Newspapers Seek New Business Plan

by Mark Hengel  on Monday, Nov. 24, 2008 12:00 am  

Tom Larimer, executive director of the Arkansas Press Association, says community newspapers can create new revenue by publishing a wider variety of products.

Papers around the country are expanding their offerings. Smith mentioned the Virginian Pilot in Norfolk, Va., which has developed more than 20 niche publications, he said. (Earlier this year, Smith confirmed that Wehco was considering buying the Pilot and several sister properties.)

Others papers take it even further.

"I know one paper that publishes 52 papers a year and publishes 50 special sections," Brian Steffens, the National Newspaper Association's executive director, said. "I think the model will be that newspapers have to have multiple products and revenue streams."

Jeff Hankins, president of Arkansas Business Publishing Group and publisher of Arkansas Business, isn't surprised that general audience newspapers are thinking about targeted audiences.

"Daily newspapers are struggling, but our niche publications have seen sales gains nearly across the board," he said.

Location, Location, Location

Large urban newspapers aren't the only ones that can benefit from adding niche publications. For instance, Larimer said, a paper in a rural community might attract new advertising dollars by producing a publication with content aimed directly at local farmers.

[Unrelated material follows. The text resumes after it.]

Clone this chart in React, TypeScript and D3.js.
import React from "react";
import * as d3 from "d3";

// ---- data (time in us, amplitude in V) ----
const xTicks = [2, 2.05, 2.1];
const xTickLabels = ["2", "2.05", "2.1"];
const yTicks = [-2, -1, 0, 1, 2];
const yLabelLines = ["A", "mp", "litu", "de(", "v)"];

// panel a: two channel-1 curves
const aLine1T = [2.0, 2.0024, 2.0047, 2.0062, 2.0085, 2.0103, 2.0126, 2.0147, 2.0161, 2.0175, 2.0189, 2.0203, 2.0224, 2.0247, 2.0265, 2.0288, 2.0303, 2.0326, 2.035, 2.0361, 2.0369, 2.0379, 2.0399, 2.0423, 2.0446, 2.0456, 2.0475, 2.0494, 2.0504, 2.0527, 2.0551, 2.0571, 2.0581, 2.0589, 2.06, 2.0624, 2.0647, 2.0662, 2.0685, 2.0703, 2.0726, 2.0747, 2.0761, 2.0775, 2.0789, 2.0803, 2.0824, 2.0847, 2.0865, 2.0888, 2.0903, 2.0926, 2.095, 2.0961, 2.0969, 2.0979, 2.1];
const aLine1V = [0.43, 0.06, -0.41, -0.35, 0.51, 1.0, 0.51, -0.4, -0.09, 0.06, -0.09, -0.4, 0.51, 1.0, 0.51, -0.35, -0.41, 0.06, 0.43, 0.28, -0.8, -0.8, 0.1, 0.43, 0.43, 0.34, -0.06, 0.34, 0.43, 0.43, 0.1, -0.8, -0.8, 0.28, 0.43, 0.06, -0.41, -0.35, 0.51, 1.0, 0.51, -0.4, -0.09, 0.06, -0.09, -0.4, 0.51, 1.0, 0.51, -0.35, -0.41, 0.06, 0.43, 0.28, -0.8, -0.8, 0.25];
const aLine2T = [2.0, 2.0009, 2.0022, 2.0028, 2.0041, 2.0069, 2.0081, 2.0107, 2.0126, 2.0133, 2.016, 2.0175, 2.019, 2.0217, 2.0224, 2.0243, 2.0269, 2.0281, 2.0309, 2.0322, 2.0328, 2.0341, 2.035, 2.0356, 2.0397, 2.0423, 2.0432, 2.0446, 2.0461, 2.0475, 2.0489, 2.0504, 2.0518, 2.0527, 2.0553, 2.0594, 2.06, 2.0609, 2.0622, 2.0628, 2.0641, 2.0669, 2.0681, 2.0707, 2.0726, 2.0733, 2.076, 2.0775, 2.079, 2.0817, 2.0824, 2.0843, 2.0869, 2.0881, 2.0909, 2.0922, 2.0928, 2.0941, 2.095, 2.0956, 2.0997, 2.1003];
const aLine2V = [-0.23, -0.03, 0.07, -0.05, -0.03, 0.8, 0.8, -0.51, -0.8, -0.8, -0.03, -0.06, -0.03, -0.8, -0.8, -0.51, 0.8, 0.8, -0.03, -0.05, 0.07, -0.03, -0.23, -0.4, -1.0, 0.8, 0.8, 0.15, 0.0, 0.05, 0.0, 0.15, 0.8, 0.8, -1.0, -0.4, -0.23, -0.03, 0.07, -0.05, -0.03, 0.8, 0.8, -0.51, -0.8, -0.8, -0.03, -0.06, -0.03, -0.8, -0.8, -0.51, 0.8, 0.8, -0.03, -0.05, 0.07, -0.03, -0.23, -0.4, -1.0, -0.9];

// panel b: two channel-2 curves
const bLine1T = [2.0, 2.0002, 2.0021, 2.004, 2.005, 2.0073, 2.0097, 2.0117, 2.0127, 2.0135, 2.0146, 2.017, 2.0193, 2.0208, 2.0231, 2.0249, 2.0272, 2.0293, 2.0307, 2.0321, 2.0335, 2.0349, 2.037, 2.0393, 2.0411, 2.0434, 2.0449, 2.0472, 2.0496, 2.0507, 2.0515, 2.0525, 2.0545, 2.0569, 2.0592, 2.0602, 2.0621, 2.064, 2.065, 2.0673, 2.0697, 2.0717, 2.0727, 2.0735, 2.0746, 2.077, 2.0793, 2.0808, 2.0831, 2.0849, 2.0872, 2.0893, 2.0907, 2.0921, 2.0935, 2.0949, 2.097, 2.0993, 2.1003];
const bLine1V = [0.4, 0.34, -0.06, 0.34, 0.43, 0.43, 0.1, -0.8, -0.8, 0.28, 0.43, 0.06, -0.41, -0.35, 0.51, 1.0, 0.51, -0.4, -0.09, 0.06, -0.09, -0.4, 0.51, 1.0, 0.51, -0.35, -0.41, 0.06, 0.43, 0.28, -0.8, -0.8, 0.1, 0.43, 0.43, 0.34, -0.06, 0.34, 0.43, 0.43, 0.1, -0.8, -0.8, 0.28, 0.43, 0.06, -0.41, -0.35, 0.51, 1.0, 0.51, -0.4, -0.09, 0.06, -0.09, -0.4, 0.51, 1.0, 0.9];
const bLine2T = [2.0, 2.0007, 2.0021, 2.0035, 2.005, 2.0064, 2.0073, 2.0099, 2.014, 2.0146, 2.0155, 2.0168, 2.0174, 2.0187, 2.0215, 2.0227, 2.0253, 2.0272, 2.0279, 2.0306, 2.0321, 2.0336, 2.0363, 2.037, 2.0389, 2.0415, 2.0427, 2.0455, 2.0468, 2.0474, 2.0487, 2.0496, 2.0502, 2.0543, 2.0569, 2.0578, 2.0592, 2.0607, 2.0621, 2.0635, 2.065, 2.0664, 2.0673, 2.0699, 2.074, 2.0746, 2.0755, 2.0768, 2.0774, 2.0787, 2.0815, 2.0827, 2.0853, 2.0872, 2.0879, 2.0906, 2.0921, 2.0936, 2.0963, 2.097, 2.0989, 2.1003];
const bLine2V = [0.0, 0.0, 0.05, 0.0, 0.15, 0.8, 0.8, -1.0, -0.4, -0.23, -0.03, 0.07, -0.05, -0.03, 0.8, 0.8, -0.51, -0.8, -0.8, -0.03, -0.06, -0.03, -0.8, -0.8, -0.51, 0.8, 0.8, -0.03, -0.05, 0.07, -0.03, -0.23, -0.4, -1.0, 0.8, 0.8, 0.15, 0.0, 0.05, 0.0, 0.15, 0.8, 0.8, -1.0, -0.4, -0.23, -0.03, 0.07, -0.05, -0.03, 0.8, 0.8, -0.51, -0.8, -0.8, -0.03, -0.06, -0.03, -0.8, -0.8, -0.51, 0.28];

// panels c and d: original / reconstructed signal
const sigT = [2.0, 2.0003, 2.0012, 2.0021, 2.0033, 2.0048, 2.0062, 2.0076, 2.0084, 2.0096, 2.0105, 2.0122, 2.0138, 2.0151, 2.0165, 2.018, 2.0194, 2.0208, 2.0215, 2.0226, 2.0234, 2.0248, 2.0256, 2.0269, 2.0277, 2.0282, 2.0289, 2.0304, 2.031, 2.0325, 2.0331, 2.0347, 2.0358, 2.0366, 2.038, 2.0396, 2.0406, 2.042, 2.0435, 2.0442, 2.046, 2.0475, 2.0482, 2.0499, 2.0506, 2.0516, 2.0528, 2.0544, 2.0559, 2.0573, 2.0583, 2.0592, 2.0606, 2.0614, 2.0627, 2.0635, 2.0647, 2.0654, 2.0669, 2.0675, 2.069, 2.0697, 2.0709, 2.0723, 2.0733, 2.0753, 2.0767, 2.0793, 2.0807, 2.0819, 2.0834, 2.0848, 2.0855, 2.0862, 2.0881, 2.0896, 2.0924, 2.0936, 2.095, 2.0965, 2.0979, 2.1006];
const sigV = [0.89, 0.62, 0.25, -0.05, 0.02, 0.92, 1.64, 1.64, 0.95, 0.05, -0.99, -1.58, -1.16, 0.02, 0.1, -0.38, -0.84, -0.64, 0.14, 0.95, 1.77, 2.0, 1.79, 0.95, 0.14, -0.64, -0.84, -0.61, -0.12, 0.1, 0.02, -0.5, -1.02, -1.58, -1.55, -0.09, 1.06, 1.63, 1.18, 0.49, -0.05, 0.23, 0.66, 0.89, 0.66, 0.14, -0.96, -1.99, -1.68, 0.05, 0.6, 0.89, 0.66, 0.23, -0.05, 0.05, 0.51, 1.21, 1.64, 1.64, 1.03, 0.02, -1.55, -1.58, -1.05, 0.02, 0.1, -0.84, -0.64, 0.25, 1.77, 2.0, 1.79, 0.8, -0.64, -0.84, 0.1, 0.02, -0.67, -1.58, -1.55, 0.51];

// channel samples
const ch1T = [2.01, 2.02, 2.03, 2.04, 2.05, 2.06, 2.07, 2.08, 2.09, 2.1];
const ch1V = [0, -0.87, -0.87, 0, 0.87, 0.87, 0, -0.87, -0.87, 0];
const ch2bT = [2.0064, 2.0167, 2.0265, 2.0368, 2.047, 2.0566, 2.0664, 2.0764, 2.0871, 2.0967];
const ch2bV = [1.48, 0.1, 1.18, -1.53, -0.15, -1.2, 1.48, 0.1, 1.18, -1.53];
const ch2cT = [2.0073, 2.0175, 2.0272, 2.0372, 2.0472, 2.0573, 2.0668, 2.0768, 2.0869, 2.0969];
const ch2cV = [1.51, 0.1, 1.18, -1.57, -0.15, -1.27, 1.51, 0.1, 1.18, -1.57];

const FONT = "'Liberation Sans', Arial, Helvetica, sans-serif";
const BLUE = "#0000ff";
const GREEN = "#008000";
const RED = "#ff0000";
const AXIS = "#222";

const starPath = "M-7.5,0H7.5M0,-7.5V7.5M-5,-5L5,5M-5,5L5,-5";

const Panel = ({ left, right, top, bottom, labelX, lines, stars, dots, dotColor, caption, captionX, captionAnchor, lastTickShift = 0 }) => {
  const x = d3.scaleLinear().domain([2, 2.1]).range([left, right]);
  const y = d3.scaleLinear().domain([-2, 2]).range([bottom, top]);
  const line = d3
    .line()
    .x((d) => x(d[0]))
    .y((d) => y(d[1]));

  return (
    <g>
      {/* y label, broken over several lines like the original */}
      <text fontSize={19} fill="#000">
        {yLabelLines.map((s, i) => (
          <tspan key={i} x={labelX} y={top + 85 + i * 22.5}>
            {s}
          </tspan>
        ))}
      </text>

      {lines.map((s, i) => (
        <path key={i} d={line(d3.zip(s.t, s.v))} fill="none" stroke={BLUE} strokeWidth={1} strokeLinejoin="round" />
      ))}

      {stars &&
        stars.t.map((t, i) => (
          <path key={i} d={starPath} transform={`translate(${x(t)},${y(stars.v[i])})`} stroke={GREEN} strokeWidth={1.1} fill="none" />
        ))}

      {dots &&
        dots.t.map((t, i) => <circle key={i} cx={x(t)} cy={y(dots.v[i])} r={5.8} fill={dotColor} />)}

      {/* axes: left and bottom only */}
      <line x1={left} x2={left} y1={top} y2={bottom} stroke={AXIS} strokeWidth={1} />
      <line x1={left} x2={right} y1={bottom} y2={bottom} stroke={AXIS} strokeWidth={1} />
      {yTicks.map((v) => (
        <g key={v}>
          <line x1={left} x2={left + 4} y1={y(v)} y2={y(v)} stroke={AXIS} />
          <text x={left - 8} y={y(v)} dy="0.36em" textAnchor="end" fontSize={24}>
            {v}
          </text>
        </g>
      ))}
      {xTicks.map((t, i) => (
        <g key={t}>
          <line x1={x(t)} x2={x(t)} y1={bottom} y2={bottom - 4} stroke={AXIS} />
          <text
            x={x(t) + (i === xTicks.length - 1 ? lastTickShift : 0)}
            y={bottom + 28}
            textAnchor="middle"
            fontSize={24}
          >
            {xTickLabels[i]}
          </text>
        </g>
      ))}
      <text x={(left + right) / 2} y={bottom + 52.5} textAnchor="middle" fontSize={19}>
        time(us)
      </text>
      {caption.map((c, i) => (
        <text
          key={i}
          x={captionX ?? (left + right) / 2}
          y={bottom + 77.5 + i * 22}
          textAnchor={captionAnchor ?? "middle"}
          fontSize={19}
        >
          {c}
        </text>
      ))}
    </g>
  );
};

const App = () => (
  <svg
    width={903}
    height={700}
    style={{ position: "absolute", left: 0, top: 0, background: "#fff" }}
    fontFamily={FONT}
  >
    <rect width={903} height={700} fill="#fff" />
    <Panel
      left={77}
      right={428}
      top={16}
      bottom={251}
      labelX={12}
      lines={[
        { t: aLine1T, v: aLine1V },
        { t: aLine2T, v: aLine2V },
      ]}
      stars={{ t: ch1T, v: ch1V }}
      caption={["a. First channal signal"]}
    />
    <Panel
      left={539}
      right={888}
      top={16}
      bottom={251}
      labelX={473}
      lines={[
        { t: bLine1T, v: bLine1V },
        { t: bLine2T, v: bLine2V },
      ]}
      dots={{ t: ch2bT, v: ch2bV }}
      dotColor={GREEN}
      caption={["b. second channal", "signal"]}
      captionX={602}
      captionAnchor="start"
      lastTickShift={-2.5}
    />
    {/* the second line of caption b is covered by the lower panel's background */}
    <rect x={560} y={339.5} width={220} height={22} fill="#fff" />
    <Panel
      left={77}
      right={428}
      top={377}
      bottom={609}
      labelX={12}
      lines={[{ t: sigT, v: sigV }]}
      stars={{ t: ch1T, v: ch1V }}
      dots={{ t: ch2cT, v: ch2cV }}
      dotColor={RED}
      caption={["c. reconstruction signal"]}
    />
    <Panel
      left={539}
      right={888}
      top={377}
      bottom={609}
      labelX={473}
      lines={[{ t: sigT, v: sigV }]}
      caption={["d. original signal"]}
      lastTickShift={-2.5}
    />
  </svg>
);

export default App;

But growing revenue does not come as easy in shrinking towns,

The viability of a newspaper "is going to depend on the individual community," said Clark Smith, publisher of the Stuttgart Daily Leader, which publishes five days a week. "Some communities, especially those in the Delta, aren't faring this economic climate so well."

But bad economic times are not new to many Delta towns. Smith also runs the Helena Daily World, and he said Phillips County's population has declined from about 50,000 in the late 1960s to about 14,000 today. The Daily World switched from printing six days a week to five days a week in the 1980s because of the decline, Smith said, and recently dropped down to three times a week.

Smith wonders how long that can continue.

"There has to be a turnaround for Helena; otherwise it will only support a one-day or two-day," he said.